What you need to do:
Filter the listing and keep only the lines with the word "this".

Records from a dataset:
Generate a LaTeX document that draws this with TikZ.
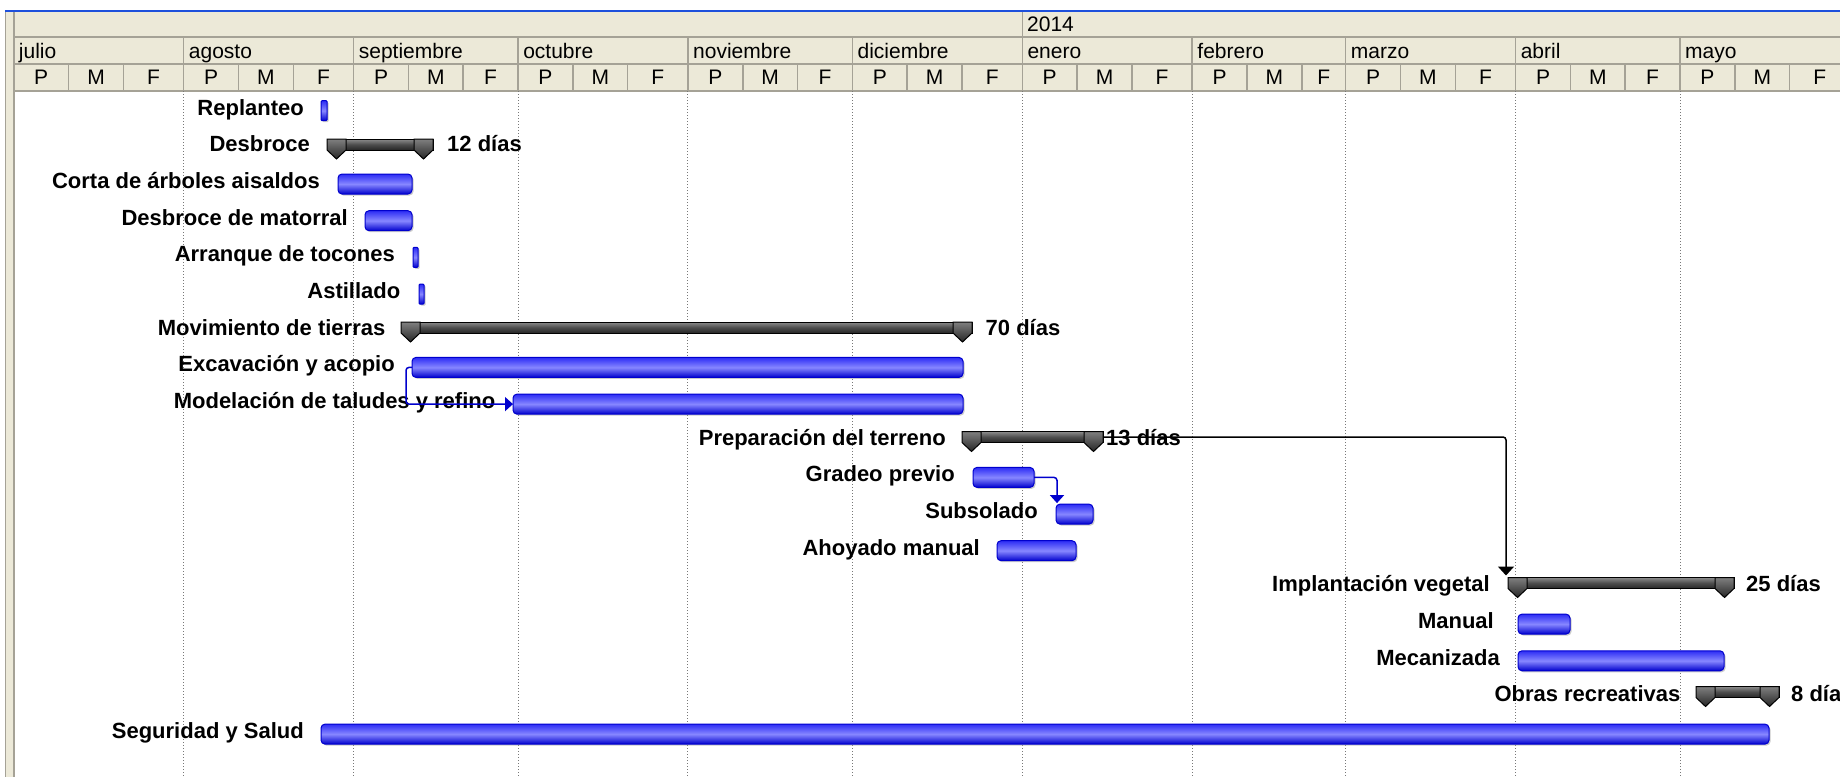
\documentclass[tikz,border=0pt]{standalone}
\usepackage{fontspec}
\setmainfont{Liberation Sans}
\usetikzlibrary{arrows.meta,shadows}

\definecolor{cabecera}{RGB}{236,233,216}
\definecolor{rejilla}{RGB}{165,162,150}
\definecolor{puntos}{RGB}{120,120,120}
\definecolor{azulborde}{RGB}{0,0,205}
\definecolor{azulclaro}{RGB}{135,135,255}
\definecolor{azulmedio}{RGB}{45,45,245}
\definecolor{azulvent}{RGB}{30,80,220}

\tikzset{
  etiqueta/.style={font=\fontsize{22}{24}\selectfont\bfseries, anchor=base east, inner sep=0pt},
  duracion/.style={font=\fontsize{22}{24}\selectfont\bfseries, anchor=base west, inner sep=0pt},
  cab/.style={font=\fontsize{21}{23}\selectfont, inner sep=0pt, anchor=base},
  tarea/.style={rectangle, rounded corners=4pt, draw=azulborde, line width=1pt,
    top color=azulmedio, bottom color=azulborde, middle color=azulclaro,
    minimum height=20pt, inner sep=0pt, outer sep=0pt, anchor=west,
    drop shadow={shadow xshift=1.5pt, shadow yshift=-1.5pt, fill=black!40}},
  resumen/.style={rectangle, draw=black, line width=1pt,
    top color=black!45, bottom color=black!85, middle color=black!70,
    minimum height=11pt, inner sep=0pt, outer sep=0pt, anchor=west},
  tapa/.pic={
    \draw[black, line width=1pt, top color=black!50, bottom color=black!85]
      (0,0) -- (19,0) -- (19,11) -- (9.5,20) -- (0,11) -- cycle;
  },
  enlace/.style={line width=1.5pt, rounded corners=3pt}
}

\begin{document}
\begin{tikzpicture}[x=1pt,y=-1pt]
  \useasboundingbox (0,0) rectangle (1840,777);
  \fill[white] (0,0) rectangle (1840,777);
  \fill[cabecera] (5,11) rectangle (14,777);
  \fill[cabecera] (14,11) rectangle (1840,91);
  \draw[rejilla, line width=1pt] (5,11) -- (5,777);
  \draw[rejilla, line width=1.5pt] (14,11) -- (14,777);
  \draw[rejilla, line width=1.5pt] (14,37) -- (1840,37) (14,64) -- (1840,64) (14,91) -- (1840,91);
  \draw[rejilla, line width=1.5pt] (1022.3,11) -- (1022.3,37);
  \node[cab, anchor=base west] (anio) at (1027,31) {2014};
  \foreach \dia/\lon/\mes in {0/31/julio,31/31/agosto,62/30/septiembre,92/31/octubre,123/30/noviembre,153/31/diciembre,184/31/enero,215/28/febrero,243/31/marzo,274/30/abril,304/31/mayo} {
    \draw[rejilla, line width=1.5pt] ({13.8+5.481*\dia},37) -- ({13.8+5.481*\dia},91)
      ({13.8+5.481*(\dia+10)},64) -- ({13.8+5.481*(\dia+10)},91)
      ({13.8+5.481*(\dia+20)},64) -- ({13.8+5.481*(\dia+20)},91);
    \node[cab, anchor=base west] (mes\dia) at ({18.8+5.481*\dia},58) {\mes};
    \node[cab] (p\dia) at ({13.8+5.481*(\dia+5)},84) {P};
    \node[cab] (m\dia) at ({13.8+5.481*(\dia+15)},84) {M};
    \node[cab] (f\dia) at ({13.8+5.481*(\dia+(20+\lon)/2)},84) {F};
  }
  \foreach \dia in {31,62,92,123,153,184,215,243,274,304}
    \draw[puntos, line width=1pt, dash pattern=on 1pt off 2pt] ({13.8+5.481*\dia},91) -- ({13.8+5.481*\dia},777);
  \draw[azulvent, line width=2pt] (5,11) -- (1840,11);

  \node[etiqueta] (l-rep) at (304,115.2) {Replanteo};
  \node[etiqueta] (l-des) at (310,151.9) {Desbroce};
  \node[etiqueta] (l-cor) at (320,188.5) {Corta de árboles aisaldos};
  \node[etiqueta] (l-mat) at (348,225.2) {Desbroce de matorral};
  \node[etiqueta] (l-arr) at (395,261.9) {Arranque de tocones};
  \node[etiqueta] (l-ast) at (400.5,298.6) {Astillado};
  \node[etiqueta] (l-mov) at (385.5,335.2) {Movimiento de tierras};
  \node[etiqueta] (l-exc) at (395,371.9) {Excavación y acopio};
  \node[etiqueta] (l-mod) at (495.5,408.6) {Modelación de taludes y refino};
  \node[etiqueta] (l-pre) at (946,445.2) {Preparación del terreno};
  \node[etiqueta] (l-gra) at (955,481.9) {Gradeo previo};
  \node[etiqueta] (l-sub) at (1038,518.6) {Subsolado};
  \node[etiqueta] (l-aho) at (980,555.2) {Ahoyado manual};
  \node[etiqueta] (l-imp) at (1490,591.9) {Implantación vegetal};
  \node[etiqueta] (l-man) at (1494,628.6) {Manual};
  \node[etiqueta] (l-mec) at (1500,665.3) {Mecanizada};
  \node[etiqueta] (l-obr) at (1680.6,701.9) {Obras recreativas};
  \node[etiqueta] (l-seg) at (304,738.6) {Seguridad y Salud};

  \node[duracion] (d-des) at (447,151.9) {12 días};
  \node[duracion] (d-mov) at (985.5,335.2) {70 días};
  \node[duracion] (d-pre) at (1106,445.2) {13 días};
  \node[duracion] (d-imp) at (1746,591.9) {25 días};
  \node[duracion] (d-obr) at (1791,701.9) {8 día};

  \node[tarea, rounded corners=1pt, minimum width=6pt] (rep) at (321,110.7) {};
  \node[resumen, minimum width=106pt] (des) at (327,144.5) {};
  \node[tarea, minimum width=74pt] (cor) at (338,184) {};
  \node[tarea, minimum width=47pt] (mat) at (365,220.7) {};
  \node[tarea, rounded corners=1pt, minimum width=5pt] (arr) at (413,257.4) {};
  \node[tarea, rounded corners=1pt, minimum width=5pt] (ast) at (419,294.1) {};
  \node[resumen, minimum width=571pt] (mov) at (401,327.5) {};
  \node[tarea, minimum width=551pt] (exc) at (412,367.4) {};
  \node[tarea, minimum width=450pt] (mod) at (513,404.1) {};
  \node[resumen, minimum width=141pt] (pre) at (962,437) {};
  \node[tarea, minimum width=61pt] (gra) at (973,477.4) {};
  \node[tarea, minimum width=37pt] (sub) at (1056,514.1) {};
  \node[tarea, minimum width=79pt] (aho) at (997,550.7) {};
  \node[resumen, minimum width=226pt] (imp) at (1508,583) {};
  \node[tarea, minimum width=52pt] (man) at (1518,624.1) {};
  \node[tarea, minimum width=206pt] (mec) at (1518,660.8) {};
  \node[resumen, minimum width=83pt] (obr) at (1696,692) {};
  \node[tarea, minimum width=1448pt] (seg) at (321,734.1) {};

  \pic at (des.north west) {tapa};
  \pic at ([xshift=-19pt]des.north east) {tapa};
  \pic at (mov.north west) {tapa};
  \pic at ([xshift=-19pt]mov.north east) {tapa};
  \pic at (pre.north west) {tapa};
  \pic at ([xshift=-19pt]pre.north east) {tapa};
  \pic at (imp.north west) {tapa};
  \pic at ([xshift=-19pt]imp.north east) {tapa};
  \pic at (obr.north west) {tapa};
  \pic at ([xshift=-19pt]obr.north east) {tapa};

  \draw[enlace, azulborde, -{Triangle[width=14pt,length=8pt]}] (exc.west) -- ++(-6,0) |- (mod.west);
  \draw[enlace, azulborde, -{Triangle[width=14pt,length=8pt]}, shorten >=1pt] (gra.east) -| ([xshift=1pt]sub.north west);
  \draw[enlace, black, -{Triangle[width=16pt,length=9pt]}, shorten >=2pt] (pre.east) -| ([xshift=-2pt]imp.north west);
\end{tikzpicture}
\end{document}
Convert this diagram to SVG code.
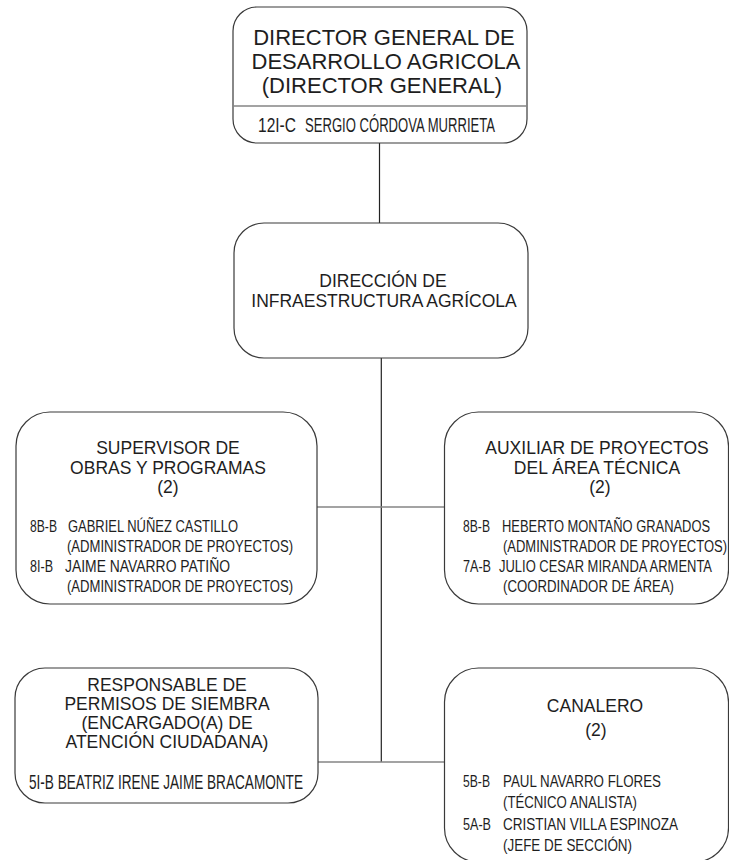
<svg xmlns="http://www.w3.org/2000/svg" width="729" height="860" viewBox="0 0 729 860">
<style>
.box{fill:#fff;stroke:#3a3a3a;stroke-width:1.2}
.div{stroke:#858585;stroke-width:1.6;fill:none}
.vl{stroke:#222;stroke-width:1.2;fill:none}
text{font-family:"Liberation Sans",Arial,sans-serif;fill:#1e1e1e}
.t{text-anchor:middle;font-size:17.5px}
.tb{text-anchor:middle;font-size:22px}
.n{font-family:"Liberation Sans Narrow","Arial Narrow","Liberation Sans",sans-serif;font-size:17px}
.nb{font-family:"Liberation Sans Narrow","Arial Narrow","Liberation Sans",sans-serif;font-size:21px}
</style>
<rect width="729" height="860" fill="#fff"/>
<g id="connectors">
<line class="vl" x1="379.5" y1="143" x2="379.5" y2="224"/>
<line class="vl" x1="381.3" y1="358" x2="381.3" y2="762"/>
<line class="div" x1="16" y1="507" x2="729" y2="507"/>
<line class="div" x1="15" y1="762" x2="729" y2="762"/>
</g>
<g id="director-general">
<rect class="box" x="233" y="7" width="294" height="136" rx="24"/>
<line class="div" x1="233" y1="106" x2="527" y2="106"/>
<text class="tb" x="384" y="45">DIRECTOR GENERAL DE</text>
<text class="tb" x="386" y="69">DESARROLLO AGRICOLA</text>
<text class="tb" x="382" y="93">(DIRECTOR GENERAL)</text>
<text class="nb" x="258" y="132" textLength="38" lengthAdjust="spacingAndGlyphs">12I-C</text>
<text class="nb" x="305" y="132" textLength="190" lengthAdjust="spacingAndGlyphs">SERGIO CÓRDOVA MURRIETA</text>
</g>
<g id="direccion-infraestructura">
<rect class="box" x="234" y="223" width="294" height="135" rx="30"/>
<text class="t" x="383" y="287">DIRECCIÓN DE</text>
<text class="t" x="384" y="307">INFRAESTRUCTURA AGRÍCOLA</text>
</g>
<g id="supervisor">
<rect class="box" x="16" y="412" width="301" height="192" rx="34"/>
<text class="t" x="168" y="454">SUPERVISOR DE</text>
<text class="t" x="168" y="474">OBRAS Y PROGRAMAS</text>
<text class="t" x="168" y="493">(2)</text>
<text class="n" x="30" y="532" textLength="27" lengthAdjust="spacingAndGlyphs">8B-B</text>
<text class="n" x="68" y="532" textLength="170" lengthAdjust="spacingAndGlyphs">GABRIEL NÚÑEZ CASTILLO</text>
<text class="n" x="67" y="552" textLength="226" lengthAdjust="spacingAndGlyphs">(ADMINISTRADOR DE PROYECTOS)</text>
<text class="n" x="30" y="572" textLength="23" lengthAdjust="spacingAndGlyphs">8I-B</text>
<text class="n" x="65" y="572" textLength="165" lengthAdjust="spacingAndGlyphs">JAIME NAVARRO PATIÑO</text>
<text class="n" x="67" y="592" textLength="226" lengthAdjust="spacingAndGlyphs">(ADMINISTRADOR DE PROYECTOS)</text>
</g>
<g id="auxiliar">
<rect class="box" x="444.5" y="412" width="284" height="192" rx="34"/>
<text class="t" x="597" y="454">AUXILIAR DE PROYECTOS</text>
<text class="t" x="597" y="474">DEL ÁREA TÉCNICA</text>
<text class="t" x="600" y="493">(2)</text>
<text class="n" x="463" y="532" textLength="27" lengthAdjust="spacingAndGlyphs">8B-B</text>
<text class="n" transform="translate(502,532) scale(0.754,1)" x="0" y="0" textLength="276" lengthAdjust="spacingAndGlyphs">HEBERTO MONTAÑO GRANADOS</text>
<text class="n" transform="translate(503,552) scale(0.763,1)" x="0" y="0" textLength="293.6" lengthAdjust="spacingAndGlyphs">(ADMINISTRADOR DE PROYECTOS)</text>
<text class="n" x="463" y="572" textLength="28" lengthAdjust="spacingAndGlyphs">7A-B</text>
<text class="n" transform="translate(499,572) scale(0.754,1)" x="0" y="0" textLength="282.5" lengthAdjust="spacingAndGlyphs">JULIO CESAR MIRANDA ARMENTA</text>
<text class="n" x="503" y="592" textLength="171" lengthAdjust="spacingAndGlyphs">(COORDINADOR DE ÁREA)</text>
</g>
<g id="responsable">
<rect class="box" x="15" y="668" width="303" height="135" rx="30"/>
<text class="t" x="167" y="691">RESPONSABLE DE</text>
<text class="t" x="167" y="710">PERMISOS DE SIEMBRA</text>
<text class="t" x="167" y="729">(ENCARGADO(A) DE</text>
<text class="t" x="167" y="748">ATENCIÓN CIUDADANA)</text>
<text class="nb" x="29" y="789" textLength="274" lengthAdjust="spacingAndGlyphs">5I-B BEATRIZ IRENE JAIME BRACAMONTE</text>
</g>
<g id="canalero">
<rect class="box" x="444.5" y="668" width="284" height="194" rx="34"/>
<text class="t" x="595" y="712">CANALERO</text>
<text class="t" x="596" y="736">(2)</text>
<text class="n" x="463" y="787" textLength="27" lengthAdjust="spacingAndGlyphs">5B-B</text>
<text class="n" x="503" y="787" textLength="158" lengthAdjust="spacingAndGlyphs">PAUL NAVARRO FLORES</text>
<text class="n" x="503" y="808" textLength="134" lengthAdjust="spacingAndGlyphs">(TÉCNICO ANALISTA)</text>
<text class="n" x="463" y="830" textLength="28" lengthAdjust="spacingAndGlyphs">5A-B</text>
<text class="n" x="503" y="830" textLength="175" lengthAdjust="spacingAndGlyphs">CRISTIAN VILLA ESPINOZA</text>
<text class="n" x="503" y="851" textLength="129" lengthAdjust="spacingAndGlyphs">(JEFE DE SECCIÓN)</text>
</g>
</svg>
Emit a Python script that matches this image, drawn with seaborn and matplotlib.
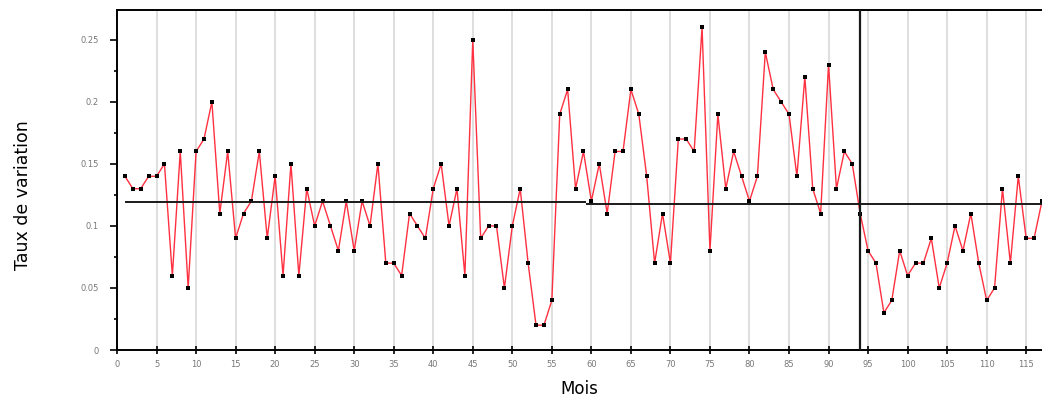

Exercise output:
Generate a LaTeX document that draws this with TikZ.
Convert this diagram to SVG code.
Emit a Python script that matches this image, drawn with seaborn and matplotlib.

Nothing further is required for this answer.